Here is what I would have told Acorn if it had asked me to handle the crisis involving two employees who were videotaped advising a fake pimp and prostitute how to defraud the government:
- Fire the people and immediately announce you have fired them because they are rogue employees.
- Demonstrate that the company has ethics and malfeasance policies that it enforces and communicates to employees on a regular basis.
- State that the organization is doing a full-scale investigation that will look into how policies can be improved to prevent a reoccurrence.
- Remind everyone with easy-to-understand facts how much Acorn helps people.
- Announce results of the investigation, which will likely reveal that these are isolated instances of rogue employees, and make sure you include at least three concrete steps the organization is taking to make sure it doesn’t happen again.
- Consider rolling the head of an executive who takes the blame for poor oversight.

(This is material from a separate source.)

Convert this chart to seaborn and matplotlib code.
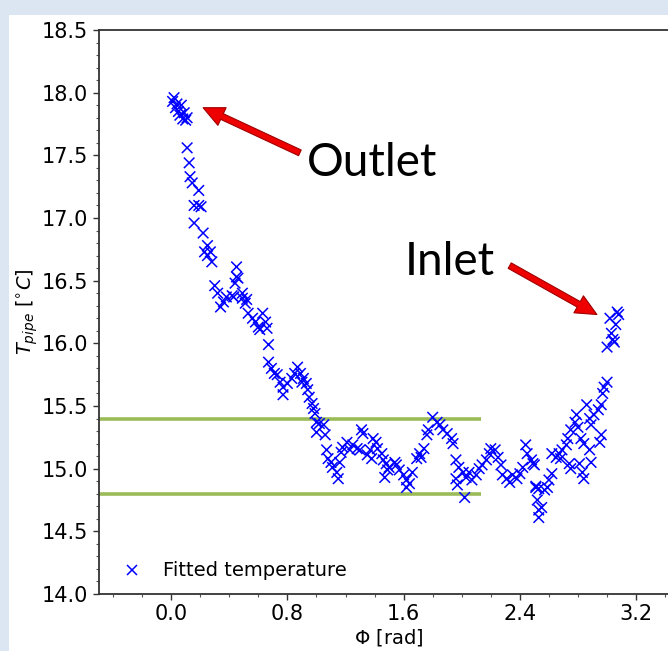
import numpy as np
import pandas as pd
import matplotlib
matplotlib.use("Agg")
import matplotlib.pyplot as plt
import seaborn as sns
from matplotlib.ticker import AutoMinorLocator, MultipleLocator
from matplotlib.patches import Rectangle

phi = [0.01, 0.02, 0.03, 0.04, 0.05, 0.06, 0.07, 0.08, 0.09, 0.10, 0.11,
       0.11, 0.124, 0.13, 0.145, 0.19, 0.158, 0.19, 0.206, 0.158, 0.22, 0.25, 0.23, 0.27, 0.28, 0.25,
       0.45, 0.45, 0.44, 0.30, 0.32, 0.38, 0.42, 0.49, 0.52, 0.36, 0.34,
       0.46, 0.43, 0.49, 0.51, 0.53, 0.56, 0.58, 0.63, 0.65, 0.66, 0.61, 0.60,
       0.67, 0.67, 0.69, 0.71, 0.73, 0.75, 0.77, 0.77, 0.80, 0.83, 0.87, 0.85, 0.89, 0.91, 0.90,
       0.93, 0.94, 0.95, 0.97, 0.98, 0.99, 1.00, 1.02, 1.05,
       1.00, 1.06, 1.07, 1.08, 1.10, 1.11, 1.14, 1.15, 1.16, 1.17, 1.18, 1.21, 1.23, 1.25, 1.28, 1.30,
       1.31, 1.32, 1.35, 1.37, 1.38, 1.39, 1.41, 1.42, 1.45, 1.46, 1.48, 1.50, 1.47, 1.49,
       1.54, 1.55, 1.57, 1.60, 1.62, 1.62, 1.64, 1.66, 1.69, 1.71, 1.74, 1.76, 1.77,
       1.80, 1.83, 1.85, 1.87, 1.90, 1.93, 1.94, 1.72, 1.96, 1.98, 2.01, 1.96, 1.97,
       2.03, 2.05, 2.07, 2.10, 2.12, 2.14, 2.17, 2.19, 2.20, 2.23, 2.25, 2.27, 2.28, 2.31, 2.33,
       2.35, 2.38, 2.40, 2.42, 2.44, 2.45, 2.48, 2.50, 2.02,
       2.51, 2.52, 2.53, 2.53, 2.49, 2.51, 2.53, 2.55, 2.57, 2.59, 2.60, 2.62, 2.62, 2.65, 2.67,
       2.68, 2.69, 2.72, 2.73, 2.74, 2.75, 2.75, 2.78, 2.79, 2.80, 2.81, 2.82, 2.83, 2.84, 2.84,
       2.86, 2.88, 2.88, 2.89, 2.89, 2.91, 2.94, 2.95, 2.96, 2.96, 2.97, 2.98, 3.00,
       3.00, 3.02, 3.03, 3.04, 3.05, 3.06, 3.07, 3.08]

temp = [17.93, 17.96, 17.88, 17.91, 17.85, 17.82, 17.90, 17.79, 17.84, 17.78, 17.80,
        17.56, 17.44, 17.33, 17.28, 17.22, 17.10, 17.10, 17.09, 16.96, 16.88, 16.78, 16.73, 16.73, 16.65, 16.70,
        16.61, 16.53, 16.48, 16.46, 16.40, 16.37, 16.38, 16.40, 16.35, 16.33, 16.29,
        16.52, 16.37, 16.36, 16.32, 16.24, 16.20, 16.17, 16.24, 16.17, 16.12, 16.11, 16.13,
        15.99, 15.85, 15.80, 15.76, 15.75, 15.69, 15.65, 15.59, 15.68, 15.72, 15.81, 15.76, 15.76, 15.72, 15.69,
        15.68, 15.63, 15.57, 15.52, 15.48, 15.44, 15.37, 15.36, 15.35,
        15.29, 15.27, 15.15, 15.08, 15.05, 15.01, 14.97, 14.92, 15.05, 15.13, 15.17, 15.21, 15.15, 15.19, 15.16, 15.15,
        15.31, 15.28, 15.11, 15.15, 15.08, 15.24, 15.21, 15.16, 15.12, 15.07, 15.04, 15.01, 14.93, 14.99,
        15.05, 15.03, 14.99, 14.95, 14.91, 14.85, 14.88, 14.97, 15.08, 15.12, 15.16, 15.27, 15.31,
        15.41, 15.37, 15.35, 15.31, 15.28, 15.24, 15.20, 15.09, 15.07, 15.01, 14.97, 14.92, 14.87,
        14.93, 14.97, 14.91, 14.95, 15.00, 15.03, 15.07, 15.12, 15.16, 15.15, 15.09, 15.03, 14.95, 14.92, 14.89,
        14.95, 14.92, 14.96, 15.01, 15.19, 15.12, 15.07, 15.03, 14.77,
        14.85, 14.75, 14.67, 14.61, 15.04, 14.86, 14.84, 14.69, 14.83, 14.85, 14.91, 14.96, 15.12, 15.09, 15.12,
        15.08, 15.15, 15.19, 15.24, 15.04, 15.00, 15.31, 15.37, 15.43, 15.33, 15.04, 15.24, 14.97, 14.92, 15.20,
        15.51, 15.40, 15.15, 15.35, 15.05, 15.43, 15.47, 15.21, 15.51, 15.27, 15.60, 15.65, 15.69,
        15.97, 16.20, 16.08, 16.03, 16.01, 16.15, 16.25, 16.23]

# reference lines
band_levels = [15.4, 14.8]
band_xmax = 2.13

df = pd.DataFrame({"phi": phi, "T": temp, "kind": "Fitted temperature"})

sns.set_style("ticks")
plt.rcParams["font.family"] = ["DejaVu Sans"]

fig = plt.figure(figsize=(6.68, 6.51), dpi=100, facecolor="#dce6f2")
bg = Rectangle((9 / 668, 0), 1, 1 - 15 / 651, transform=fig.transFigure,
               facecolor="white", edgecolor="none", zorder=-10)
fig.add_artist(bg)

left = 98.5 / 668
bottom = 1 - 594 / 651
top = 1 - 30 / 651
xmin, xmax = -0.5, 3.5
px_per_unit = 145.3
width = (xmax - xmin) * px_per_unit / 668
ax = fig.add_axes([left, bottom, width, top - bottom])
ax.set_zorder(1)

for yv in band_levels:
    ax.plot([xmin, band_xmax], [yv, yv], color="#9bbb59", lw=2.6, zorder=1, solid_capstyle="butt")

sns.scatterplot(data=df, x="phi", y="T", hue="kind", palette=["blue"], marker="x",
                s=58, linewidth=1.1, ax=ax, zorder=3)

ax.set_xlim(xmin, xmax)
ax.set_ylim(14.0, 18.5)
ax.xaxis.set_major_locator(MultipleLocator(0.8))
ax.xaxis.set_minor_locator(AutoMinorLocator(4))
ax.yaxis.set_major_locator(MultipleLocator(0.5))
ax.yaxis.set_minor_locator(AutoMinorLocator(5))
ax.set_xticks([0.0, 0.8, 1.6, 2.4, 3.2])
ax.set_xticklabels(["0.0", "0.8", "1.6", "2.4", "3.2"])
ax.tick_params(axis="both", which="major", labelsize=15, length=4, width=1,
               color="#333333", labelcolor="black")
ax.tick_params(axis="both", which="minor", length=2, width=0.8, color="#555555")
for sp in ax.spines.values():
    sp.set_linewidth(1.3)
    sp.set_color("#333333")

ax.set_xlabel(r"$\Phi$ [rad]", fontsize=14, labelpad=2, color="black")
ax.set_ylabel(r"$T_{pipe}$ [$^{\circ}C$]", fontsize=14, labelpad=1, color="black")

leg = ax.legend(loc="lower left", frameon=False, fontsize=14, handletextpad=0.6,
                borderaxespad=0.3, markerscale=1.0)
for t in leg.get_texts():
    t.set_color("black")

ax.annotate("", xy=(0.22, 17.88), xytext=(0.886, 17.52),
            arrowprops=dict(facecolor="#ee0000", edgecolor="#a00000", width=4.5,
                            headwidth=14, headlength=15, shrink=0, lw=0.8))
ax.annotate("", xy=(2.93, 16.23), xytext=(2.33, 16.62),
            arrowprops=dict(facecolor="#ee0000", edgecolor="#a00000", width=4.5,
                            headwidth=14, headlength=15, shrink=0, lw=0.8))
ax.text(1.38, 17.44, "Outlet", fontsize=33, family="Lato", ha="center", va="center", color="black")
ax.text(1.92, 16.65, "Inlet", fontsize=33, family="Lato", ha="center", va="center", color="black")

fig.savefig("out.png", dpi=100, facecolor=fig.get_facecolor())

What I just described is the standard crisis communications strategy when a corporation steps into the deep stuff. I have used these communications principles to help maybe 25 organizations to successfully overcome crises caused by malfeasance, stupidity, acts of nature, mistakes and bad luck. My shorthand for this strategy is: fix it, tell why it happened and tell why it will never happen again.
Now it occurred to me that perhaps Acorn tried this strategy, but the news media did not let it succeed for ideological reasons. And while it’s true that the conservative media has been after Acorn’s blood for some time now, my analysis of the news releases on the Acorn website suggests that Acorn efforts to “fix it, tell why it happened and tell why it will never happen again” have been too little, too late.
Of course, it doesn’t help the situation much when in responding to the announcement that the IRS was severing ties with the group, Acorn’s chief executive lets herself be quoted saying, “We had already made that decision to not deliver these services.” Few things are more detrimental to an organization with a social or political mission than for it to characterize that mission as just another business product or service.